WRITTEN INSTRUCTION: In the listing that follows, retype every line from the first through the one containing "from matplotlib.ticker import". Pictures are to be left out.

DATA SHOWN:
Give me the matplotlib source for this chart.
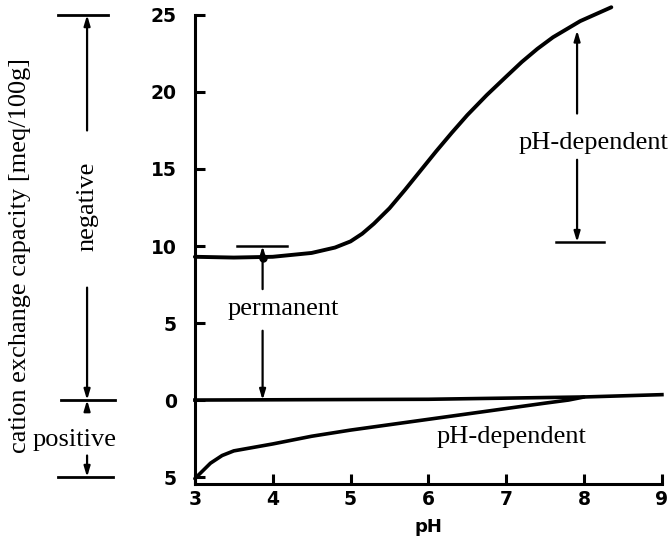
import matplotlib
matplotlib.use("Agg")
import matplotlib.pyplot as plt
from matplotlib.ticker import FixedLocator, FixedFormatter

ph_upper = [3.0, 3.5, 4.0, 4.5, 4.8, 5.0, 5.15, 5.3, 5.4, 5.5, 5.7, 5.9, 6.1, 6.3,
            6.5, 6.75, 7.0, 7.2, 7.4, 7.6, 7.8, 7.95, 8.15, 8.35]
cec_upper = [9.3, 9.25, 9.3, 9.55, 9.9, 10.3, 10.8, 11.45, 11.95, 12.45, 13.65, 14.9, 16.15, 17.35,
             18.5, 19.8, 21.0, 21.95, 22.8, 23.55, 24.15, 24.6, 25.05, 25.5]

ph_lower = [3.0, 3.1, 3.2, 3.35, 3.5, 4.0, 4.5, 5.0, 5.5, 6.0, 6.5, 7.0, 7.5, 7.8, 8.0]
cec_lower = [-5.1, -4.6, -4.1, -3.6, -3.3, -2.85, -2.35, -1.95, -1.6, -1.25, -0.9, -0.55, -0.2, 0.0, 0.2]

ph_zero = [3.0, 6.0, 8.0, 9.0]
cec_zero = [0.0, 0.05, 0.2, 0.35]

x_ticks = [3, 4, 5, 6, 7, 8, 9]
y_ticks = [25, 20, 15, 10, 5, 0, -5]
y_labels = ["25", "20", "15", "10", "5", "0", "5"]

serif = "Liberation Serif"
tick_font = dict(family="DejaVu Sans", weight="bold", size=13.5)

fig = plt.figure(figsize=(6.72, 5.49), dpi=100)
ax = fig.add_axes([0.290, 0.1184, 0.695, 0.874])

ax.plot(ph_upper, cec_upper, color="black", lw=2.8, clip_on=False, solid_capstyle="round")
ax.plot(ph_lower, cec_lower, color="black", lw=2.6, clip_on=False, solid_capstyle="round")
ax.plot(ph_zero, cec_zero, color="black", lw=2.6, clip_on=False)

ax.set_xlim(3, 9)
ax.set_ylim(-5.45, 25.7)
for s in ["top", "right"]:
    ax.spines[s].set_visible(False)
ax.spines["left"].set_bounds(-5.45, 25)
ax.spines["left"].set_linewidth(2.2)
ax.spines["bottom"].set_linewidth(2.2)

ax.xaxis.set_major_locator(FixedLocator(x_ticks))
ax.yaxis.set_major_locator(FixedLocator(y_ticks))
ax.yaxis.set_major_formatter(FixedFormatter(y_labels))
ax.tick_params(direction="in", length=7, width=2.2)
ax.tick_params(axis="y", pad=13)
ax.tick_params(axis="x", pad=4)
for lab in ax.get_xticklabels() + ax.get_yticklabels():
    lab.set_fontfamily(tick_font["family"])
    lab.set_fontweight(tick_font["weight"])
    lab.set_fontsize(tick_font["size"])

ax.set_xlabel("pH", fontfamily="DejaVu Sans", fontweight="bold", fontsize=13, labelpad=7)
fig.text(0.03, 0.535, "cation exchange capacity [meq/100g]", rotation=90,
         family=serif, fontsize=19, ha="center", va="center")

arrow = dict(arrowstyle="-|>,head_width=0.18,head_length=0.6", color="black", lw=1.6,
             shrinkA=0, shrinkB=0)


def bar(x0, x1, y, lw=2.0):
    ax.plot([x0, x1], [y, y], color="black", lw=lw, clip_on=False)


def arr(x, y_from, y_to):
    ax.annotate("", xy=(x, y_to), xytext=(x, y_from), arrowprops=arrow,
                annotation_clip=False)


# left side: negative / positive brackets
xl = 1.615
bar(1.24, 1.885, 25.0)
bar(1.28, 1.97, 0.0)
bar(1.24, 1.95, -5.0)
arr(xl, 17.5, 25.0)
arr(xl, 7.3, 0.0)
arr(xl, -0.7, 0.0)
arr(xl, -3.6, -5.0)
ax.text(xl, 12.6, "negative", rotation=90, family=serif, fontsize=19,
        ha="center", va="center", clip_on=False)
ax.text(1.45, -2.6, "positive", family=serif, fontsize=19,
        ha="center", va="center", clip_on=False)

# permanent charge
xp = 3.87
bar(3.54, 4.18, 10.0, lw=1.8)
arr(xp, 7.2, 10.0)
ax.plot([xp], [9.25], "o", color="black", ms=5)
arr(xp, 4.5, 0.0)
ax.text(4.13, 5.9, "permanent", family=serif, fontsize=19, ha="center", va="center")

# pH-dependent (negative)
xr = 7.91
arr(xr, 18.6, 24.0)
arr(xr, 15.6, 10.25)
bar(7.64, 8.26, 10.25, lw=1.8)
ax.text(8.12, 16.7, "pH-dependent", family=serif, fontsize=19, ha="center", va="center",
        clip_on=False)

# pH-dependent (positive)
ax.text(7.07, -2.4, "pH-dependent", family=serif, fontsize=19, ha="center", va="center")

fig.savefig("out.png", dpi=100)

WORKED SOLUTION:
Give me the matplotlib source for this chart.
import matplotlib
matplotlib.use("Agg")
import matplotlib.pyplot as plt
from matplotlib.ticker import FixedLocator, FixedFormatter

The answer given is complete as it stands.